O Judiciário estadual de
São Paulo também poderá refletir sobre a “reintegração de posse”. A juíza
ignorou duas premissas. A primeira é que a propriedade não pode ser definida
apenas por seu valor econômico, mas também por sua função social. Quem diz isso
não sou eu, é a Constituição. Os despejados não tinham nenhuma alternativa de
teto. A juíza os colocou no olho da rua. A segunda premissa eram as
negociações, ainda em curso. A atitude mais sensata seria perguntar ao
prefeito, ao governador, à presidente se tinham sido esgotadas todas as opções.
É
uma novela de fracassos. A ocupação irregular começou em 2004. Foi permitida
pelas autoridades. Não era área de risco. O terreno de 1 milhão de metros
quadrados e R$ 180 milhões pertence ao megaespeculador Nagi Nahas, que deve à
prefeitura R$ 16 milhões. Tanto em 2005 quanto agora, em janeiro, o Ministério
das Cidades ofereceu recursos para São José dos Campos tornar o terreno
público, urbanizar e regularizar a situação dos moradores.

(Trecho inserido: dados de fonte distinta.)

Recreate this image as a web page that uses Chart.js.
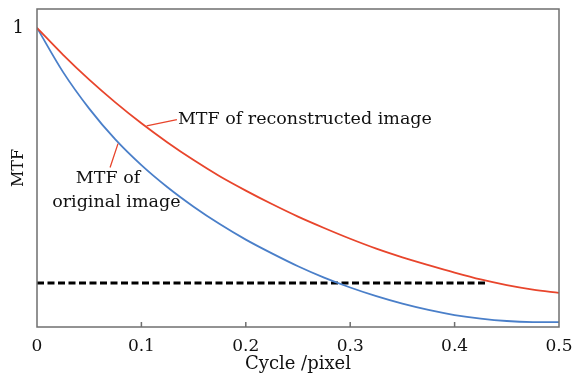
<!DOCTYPE html>
<html>
<head>
<meta charset="utf-8">
<script src="https://cdn.jsdelivr.net/npm/chart.js@4/dist/chart.umd.min.js"></script>
<style>
    html, body { margin: 0; padding: 0; background: #fff; }
    #wrap { width: 580px; height: 379px; }
</style>
</head>
<body>
<div id="wrap"><canvas id="mtf"></canvas></div>
<script>
// spatial frequency (cycle/pixel)
let freqs        = [0, 0.025, 0.05, 0.075, 0.1, 0.125, 0.15, 0.175, 0.2, 0.225, 0.25,
                    0.275, 0.3, 0.325, 0.35, 0.375, 0.4, 0.425, 0.45, 0.475, 0.5]
let mtfRecon     = [1, 0.91, 0.827, 0.751, 0.681, 0.617, 0.558, 0.504, 0.456, 0.411, 0.369,
                    0.331, 0.295, 0.262, 0.233, 0.207, 0.182, 0.159, 0.14, 0.125, 0.114]
let mtfOriginal  = [1, 0.852, 0.73, 0.627, 0.541, 0.467, 0.402, 0.344, 0.292, 0.246, 0.203,
                    0.165, 0.132, 0.103, 0.078, 0.057, 0.04, 0.028, 0.02, 0.0165, 0.016]
let thresholdX   = [0, 0.431]
let thresholdY   = [0.147, 0.147]
let xTicks       = [0, 0.1, 0.2, 0.3, 0.4, 0.5]
let yTicks       = [1]

const serif = '"DejaVu Serif", "Liberation Serif", serif'

function points(xs, ys) {
    return xs.map((x, i) => ({ x: x, y: ys[i] }))
}

// frame, inner ticks and the callout labels
const decorations = {
    id: 'decorations',
    afterDatasetsDraw(chart) {
        let ctx  = chart.ctx
        let area = chart.chartArea
        let sx   = chart.scales.x
        let sy   = chart.scales.y
        let px   = (v) => sx.getPixelForValue(v)
        let py   = (v) => sy.getPixelForValue(v)

        ctx.save()
        ctx.strokeStyle = '#6f6f6f'
        ctx.lineWidth   = 1.5
        ctx.strokeRect(area.left, area.top, area.right - area.left, area.bottom - area.top)

        ctx.beginPath()
        xTicks.slice(1, -1).forEach((t) => {
            ctx.moveTo(px(t), area.bottom)
            ctx.lineTo(px(t), area.bottom - 5)
        })
        ctx.stroke()

        ctx.strokeStyle = '#e8452c'
        ctx.lineWidth   = 1.3
        ctx.beginPath()
        ctx.moveTo(px(0.105), py(0.672))
        ctx.lineTo(px(0.134), py(0.693))
        ctx.moveTo(px(0.0776), py(0.613))
        ctx.lineTo(px(0.070), py(0.533))
        ctx.stroke()

        ctx.fillStyle    = '#111'
        ctx.font         = '17.5px ' + serif
        ctx.textBaseline = 'middle'
        ctx.textAlign    = 'left'
        ctx.fillText('MTF of reconstructed image', px(0.135), py(0.695))
        ctx.textAlign    = 'center'
        ctx.fillText('MTF of', px(0.068), py(0.497))
        ctx.fillText('original image', px(0.076), py(0.417))
        ctx.restore()
    }
}

new Chart(document.getElementById('mtf'), {
    type: 'line',
    data: {
        datasets: [
            {
                label: 'MTF of reconstructed image',
                data: points(freqs, mtfRecon),
                borderColor: '#e8452c',
                borderWidth: 1.8,
                pointRadius: 0,
                cubicInterpolationMode: 'monotone'
            },
            {
                label: 'MTF of original image',
                data: points(freqs, mtfOriginal),
                borderColor: '#4a7fc9',
                borderWidth: 1.8,
                pointRadius: 0,
                cubicInterpolationMode: 'monotone'
            },
            {
                label: 'threshold',
                data: points(thresholdX, thresholdY),
                borderColor: '#000',
                borderWidth: 3,
                borderDash: [7, 3.5],
                pointRadius: 0
            }
        ]
    },
    options: {
        responsive: true,
        maintainAspectRatio: false,
        animation: false,
        layout: { padding: { top: 9, right: 21, left: 0, bottom: 0 } },
        plugins: {
            legend: { display: false },
            tooltip: { enabled: false }
        },
        scales: {
            x: {
                type: 'linear',
                min: 0,
                max: 0.5,
                grid: { display: false },
                border: { display: false },
                afterBuildTicks: (axis) => { axis.ticks = xTicks.map((v) => ({ value: v })) },
                afterFit: (axis) => { axis.height = 52 },
                ticks: {
                    color: '#111',
                    padding: 1,
                    maxRotation: 0,
                    font: { family: serif, size: 17 },
                    callback: (v) => String(v)
                },
                title: {
                    display: true,
                    text: 'Cycle /pixel',
                    color: '#111',
                    padding: { top: 4 },
                    font: { family: serif, size: 18 }
                }
            },
            y: {
                type: 'linear',
                min: 0,
                max: 1.063,
                grid: { display: false },
                border: { display: false },
                afterBuildTicks: (axis) => { axis.ticks = yTicks.map((v) => ({ value: v })) },
                afterFit: (axis) => {
                    axis.width      = 37
                    axis.paddingTop = 0
                },
                ticks: {
                    color: '#111',
                    padding: 5,
                    font: { family: serif, size: 18 },
                    callback: (v) => String(v)
                },
                title: {
                    display: true,
                    text: 'MTF',
                    color: '#111',
                    padding: { top: 9, bottom: 0 },
                    font: { family: serif, size: 16 }
                }
            }
        }
    },
    plugins: [decorations]
})
</script>
</body>
</html>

A oferta foi
ignorada pela prefeitura.
A
relatora da ONU Raquel Rolnik, arquiteta e urbanista, solicitou o fim imediato
do cerco policial do Pinheirinho e a retomada de negociações para reassentar as
famílias. “Se o Brasil quer virar gente grande, não pode só virar rico, precisa
voltar à civilização e dispensar tratamento digno a todos os cidadãos”, diz
Raquel.
Todos
cumpriam ordens no Pinheirinho. Lavam as mãos, como numa guerra. Agora,
prometem cadastrar “os desabrigados”, ampliar as moradias populares em São José
dos Campos, incluir as famílias no Minha Casa Minha Vida. Isso deveria ter sido
feito antes.
Sob
os escombros do Pinheirinho, pode não haver corpos, mas havia vidas. Era essa
“a solução final” que o Estado brasileiro buscava?